● **Work instructions**
Reproduce the material exactly, omitting nothing.

%%

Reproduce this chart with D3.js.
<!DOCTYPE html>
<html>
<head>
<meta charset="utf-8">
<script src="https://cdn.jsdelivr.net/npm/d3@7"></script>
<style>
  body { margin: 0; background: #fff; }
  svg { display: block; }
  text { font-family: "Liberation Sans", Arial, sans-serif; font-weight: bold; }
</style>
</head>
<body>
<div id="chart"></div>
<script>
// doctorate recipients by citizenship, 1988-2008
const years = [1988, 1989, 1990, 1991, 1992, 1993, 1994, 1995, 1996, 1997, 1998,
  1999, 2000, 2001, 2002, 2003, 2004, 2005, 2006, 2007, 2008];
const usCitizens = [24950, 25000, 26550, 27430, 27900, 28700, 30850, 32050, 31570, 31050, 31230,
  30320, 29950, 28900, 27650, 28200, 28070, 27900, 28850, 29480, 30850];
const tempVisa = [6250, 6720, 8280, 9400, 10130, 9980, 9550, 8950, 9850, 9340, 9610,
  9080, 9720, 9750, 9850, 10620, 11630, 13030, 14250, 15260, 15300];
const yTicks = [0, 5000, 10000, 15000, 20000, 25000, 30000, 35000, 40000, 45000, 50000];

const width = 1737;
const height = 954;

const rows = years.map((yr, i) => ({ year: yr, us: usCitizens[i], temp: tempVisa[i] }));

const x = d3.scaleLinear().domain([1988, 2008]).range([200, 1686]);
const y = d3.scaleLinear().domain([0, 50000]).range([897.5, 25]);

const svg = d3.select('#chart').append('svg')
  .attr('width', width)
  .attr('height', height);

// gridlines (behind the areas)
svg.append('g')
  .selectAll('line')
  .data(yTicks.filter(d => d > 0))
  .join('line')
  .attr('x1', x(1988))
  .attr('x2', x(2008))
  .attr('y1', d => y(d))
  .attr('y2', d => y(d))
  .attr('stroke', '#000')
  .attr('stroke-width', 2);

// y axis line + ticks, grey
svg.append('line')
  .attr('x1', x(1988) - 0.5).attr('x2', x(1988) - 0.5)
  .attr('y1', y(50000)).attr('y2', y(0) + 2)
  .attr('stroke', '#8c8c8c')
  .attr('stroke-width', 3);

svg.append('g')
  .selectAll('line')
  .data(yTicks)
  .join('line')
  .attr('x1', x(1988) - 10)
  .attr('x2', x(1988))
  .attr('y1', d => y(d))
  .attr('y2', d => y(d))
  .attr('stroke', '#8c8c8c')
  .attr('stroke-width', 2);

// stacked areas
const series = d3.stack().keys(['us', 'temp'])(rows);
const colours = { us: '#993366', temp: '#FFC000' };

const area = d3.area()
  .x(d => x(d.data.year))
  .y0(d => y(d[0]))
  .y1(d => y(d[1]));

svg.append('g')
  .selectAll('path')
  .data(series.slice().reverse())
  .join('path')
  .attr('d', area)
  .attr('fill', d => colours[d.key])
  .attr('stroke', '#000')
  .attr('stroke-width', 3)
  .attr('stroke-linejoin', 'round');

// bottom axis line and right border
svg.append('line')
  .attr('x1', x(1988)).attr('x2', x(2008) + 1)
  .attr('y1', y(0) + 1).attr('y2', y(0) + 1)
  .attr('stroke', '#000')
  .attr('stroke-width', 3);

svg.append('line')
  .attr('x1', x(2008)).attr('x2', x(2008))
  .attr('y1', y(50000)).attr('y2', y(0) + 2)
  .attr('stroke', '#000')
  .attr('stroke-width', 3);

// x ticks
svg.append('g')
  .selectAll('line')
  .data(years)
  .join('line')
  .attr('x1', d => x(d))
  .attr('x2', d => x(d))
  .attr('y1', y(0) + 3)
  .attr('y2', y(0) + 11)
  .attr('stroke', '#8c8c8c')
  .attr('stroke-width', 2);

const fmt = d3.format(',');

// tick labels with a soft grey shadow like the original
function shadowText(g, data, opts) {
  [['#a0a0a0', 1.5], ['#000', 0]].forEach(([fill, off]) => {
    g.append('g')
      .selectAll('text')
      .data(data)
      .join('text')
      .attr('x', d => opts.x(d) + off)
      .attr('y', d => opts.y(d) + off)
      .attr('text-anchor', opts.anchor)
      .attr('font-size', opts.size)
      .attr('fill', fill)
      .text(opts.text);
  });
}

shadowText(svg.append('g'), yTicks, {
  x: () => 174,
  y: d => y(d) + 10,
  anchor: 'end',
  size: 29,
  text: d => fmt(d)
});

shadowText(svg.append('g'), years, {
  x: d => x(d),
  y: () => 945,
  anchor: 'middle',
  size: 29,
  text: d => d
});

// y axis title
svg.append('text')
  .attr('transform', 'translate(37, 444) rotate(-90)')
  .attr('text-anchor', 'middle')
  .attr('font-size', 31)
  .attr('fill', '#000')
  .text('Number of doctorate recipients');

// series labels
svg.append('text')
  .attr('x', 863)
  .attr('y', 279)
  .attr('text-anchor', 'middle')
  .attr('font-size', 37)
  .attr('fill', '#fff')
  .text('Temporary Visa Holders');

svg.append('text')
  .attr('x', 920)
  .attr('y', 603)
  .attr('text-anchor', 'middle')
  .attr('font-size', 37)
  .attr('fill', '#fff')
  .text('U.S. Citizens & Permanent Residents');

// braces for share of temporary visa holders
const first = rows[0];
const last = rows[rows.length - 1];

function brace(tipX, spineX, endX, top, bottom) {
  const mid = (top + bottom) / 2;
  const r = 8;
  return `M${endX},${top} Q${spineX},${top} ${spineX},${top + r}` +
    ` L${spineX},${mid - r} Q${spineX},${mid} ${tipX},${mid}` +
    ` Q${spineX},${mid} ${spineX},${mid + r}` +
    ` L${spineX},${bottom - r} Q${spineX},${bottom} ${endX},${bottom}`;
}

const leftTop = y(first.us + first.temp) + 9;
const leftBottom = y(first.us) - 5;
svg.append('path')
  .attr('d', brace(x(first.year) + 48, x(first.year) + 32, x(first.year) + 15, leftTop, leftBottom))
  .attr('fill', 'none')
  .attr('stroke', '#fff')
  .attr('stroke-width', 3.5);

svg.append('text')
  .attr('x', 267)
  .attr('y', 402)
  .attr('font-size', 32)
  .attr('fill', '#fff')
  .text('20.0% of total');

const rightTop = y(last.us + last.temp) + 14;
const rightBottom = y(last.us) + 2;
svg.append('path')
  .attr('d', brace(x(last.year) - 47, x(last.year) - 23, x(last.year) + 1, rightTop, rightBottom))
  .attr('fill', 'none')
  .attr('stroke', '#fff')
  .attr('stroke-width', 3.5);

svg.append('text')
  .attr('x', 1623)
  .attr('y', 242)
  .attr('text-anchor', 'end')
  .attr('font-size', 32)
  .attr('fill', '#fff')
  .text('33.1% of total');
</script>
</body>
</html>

%%

● **Exercise response**
Reproduce this chart with D3.js.
<!DOCTYPE html>
<html>
<head>
<meta charset="utf-8">
<script src="https://cdn.jsdelivr.net/npm/d3@7"></script>
<style>
  body { margin: 0; background: #fff; }
  svg { display: block; }
  text { font-family: "Liberation Sans", Arial, sans-serif; font-weight: bold; }
</style>
</head>
<body>
<div id="chart"></div>
<script>
// doctorate recipients by citizenship, 1988-2008
const years = [1988, 1989, 1990, 1991, 1992, 1993, 1994, 1995, 1996, 1997, 1998,
  1999, 2000, 2001, 2002, 2003, 2004, 2005, 2006, 2007, 2008];
const usCitizens = [24950, 25000, 26550, 27430, 27900, 28700, 30850, 32050, 31570, 31050, 31230,
  30320, 29950, 28900, 27650, 28200, 28070, 27900, 28850, 29480, 30850];
const tempVisa = [6250, 6720, 8280, 9400, 10130, 9980, 9550, 8950, 9850, 9340, 9610,
  9080, 9720, 9750, 9850, 10620, 11630, 13030, 14250, 15260, 15300];
const yTicks = [0, 5000, 10000, 15000, 20000, 25000, 30000, 35000, 40000, 45000, 50000];

const width = 1737;
const height = 954;

const rows = years.map((yr, i) => ({ year: yr, us: usCitizens[i], temp: tempVisa[i] }));

const x = d3.scaleLinear().domain([1988, 2008]).range([200, 1686]);
const y = d3.scaleLinear().domain([0, 50000]).range([897.5, 25]);

const svg = d3.select('#chart').append('svg')
  .attr('width', width)
  .attr('height', height);

// gridlines (behind the areas)
svg.append('g')
  .selectAll('line')
  .data(yTicks.filter(d => d > 0))
  .join('line')
  .attr('x1', x(1988))
  .attr('x2', x(2008))
  .attr('y1', d => y(d))
  .attr('y2', d => y(d))
  .attr('stroke', '#000')
  .attr('stroke-width', 2);

// y axis line + ticks, grey
svg.append('line')
  .attr('x1', x(1988) - 0.5).attr('x2', x(1988) - 0.5)
  .attr('y1', y(50000)).attr('y2', y(0) + 2)
  .attr('stroke', '#8c8c8c')
  .attr('stroke-width', 3);

svg.append('g')
  .selectAll('line')
  .data(yTicks)
  .join('line')
  .attr('x1', x(1988) - 10)
  .attr('x2', x(1988))
  .attr('y1', d => y(d))
  .attr('y2', d => y(d))
  .attr('stroke', '#8c8c8c')
  .attr('stroke-width', 2);

// stacked areas
const series = d3.stack().keys(['us', 'temp'])(rows);
const colours = { us: '#993366', temp: '#FFC000' };

const area = d3.area()
  .x(d => x(d.data.year))
  .y0(d => y(d[0]))
  .y1(d => y(d[1]));

svg.append('g')
  .selectAll('path')
  .data(series.slice().reverse())
  .join('path')
  .attr('d', area)
  .attr('fill', d => colours[d.key])
  .attr('stroke', '#000')
  .attr('stroke-width', 3)
  .attr('stroke-linejoin', 'round');

// bottom axis line and right border
svg.append('line')
  .attr('x1', x(1988)).attr('x2', x(2008) + 1)
  .attr('y1', y(0) + 1).attr('y2', y(0) + 1)
  .attr('stroke', '#000')
  .attr('stroke-width', 3);

svg.append('line')
  .attr('x1', x(2008)).attr('x2', x(2008))
  .attr('y1', y(50000)).attr('y2', y(0) + 2)
  .attr('stroke', '#000')
  .attr('stroke-width', 3);

// x ticks
svg.append('g')
  .selectAll('line')
  .data(years)
  .join('line')
  .attr('x1', d => x(d))
  .attr('x2', d => x(d))
  .attr('y1', y(0) + 3)
  .attr('y2', y(0) + 11)
  .attr('stroke', '#8c8c8c')
  .attr('stroke-width', 2);

const fmt = d3.format(',');

// tick labels with a soft grey shadow like the original
function shadowText(g, data, opts) {
  [['#a0a0a0', 1.5], ['#000', 0]].forEach(([fill, off]) => {
    g.append('g')
      .selectAll('text')
      .data(data)
      .join('text')
      .attr('x', d => opts.x(d) + off)
      .attr('y', d => opts.y(d) + off)
      .attr('text-anchor', opts.anchor)
      .attr('font-size', opts.size)
      .attr('fill', fill)
      .text(opts.text);
  });
}

shadowText(svg.append('g'), yTicks, {
  x: () => 174,
  y: d => y(d) + 10,
  anchor: 'end',
  size: 29,
  text: d => fmt(d)
});

shadowText(svg.append('g'), years, {
  x: d => x(d),
  y: () => 945,
  anchor: 'middle',
  size: 29,
  text: d => d
});

// y axis title
svg.append('text')
  .attr('transform', 'translate(37, 444) rotate(-90)')
  .attr('text-anchor', 'middle')
  .attr('font-size', 31)
  .attr('fill', '#000')
  .text('Number of doctorate recipients');

// series labels
svg.append('text')
  .attr('x', 863)
  .attr('y', 279)
  .attr('text-anchor', 'middle')
  .attr('font-size', 37)
  .attr('fill', '#fff')
  .text('Temporary Visa Holders');

svg.append('text')
  .attr('x', 920)
  .attr('y', 603)
  .attr('text-anchor', 'middle')
  .attr('font-size', 37)
  .attr('fill', '#fff')
  .text('U.S. Citizens & Permanent Residents');

// braces for share of temporary visa holders
const first = rows[0];
const last = rows[rows.length - 1];

function brace(tipX, spineX, endX, top, bottom) {
  const mid = (top + bottom) / 2;
  const r = 8;
  return `M${endX},${top} Q${spineX},${top} ${spineX},${top + r}` +
    ` L${spineX},${mid - r} Q${spineX},${mid} ${tipX},${mid}` +
    ` Q${spineX},${mid} ${spineX},${mid + r}` +
    ` L${spineX},${bottom - r} Q${spineX},${bottom} ${endX},${bottom}`;
}

const leftTop = y(first.us + first.temp) + 9;
const leftBottom = y(first.us) - 5;
svg.append('path')
  .attr('d', brace(x(first.year) + 48, x(first.year) + 32, x(first.year) + 15, leftTop, leftBottom))
  .attr('fill', 'none')
  .attr('stroke', '#fff')
  .attr('stroke-width', 3.5);

svg.append('text')
  .attr('x', 267)
  .attr('y', 402)
  .attr('font-size', 32)
  .attr('fill', '#fff')
  .text('20.0% of total');

const rightTop = y(last.us + last.temp) + 14;
const rightBottom = y(last.us) + 2;
svg.append('path')
  .attr('d', brace(x(last.year) - 47, x(last.year) - 23, x(last.year) + 1, rightTop, rightBottom))
  .attr('fill', 'none')
  .attr('stroke', '#fff')
  .attr('stroke-width', 3.5);

svg.append('text')
  .attr('x', 1623)
  .attr('y', 242)
  .attr('text-anchor', 'end')
  .attr('font-size', 32)
  .attr('fill', '#fff')
  .text('33.1% of total');
</script>
</body>
</html>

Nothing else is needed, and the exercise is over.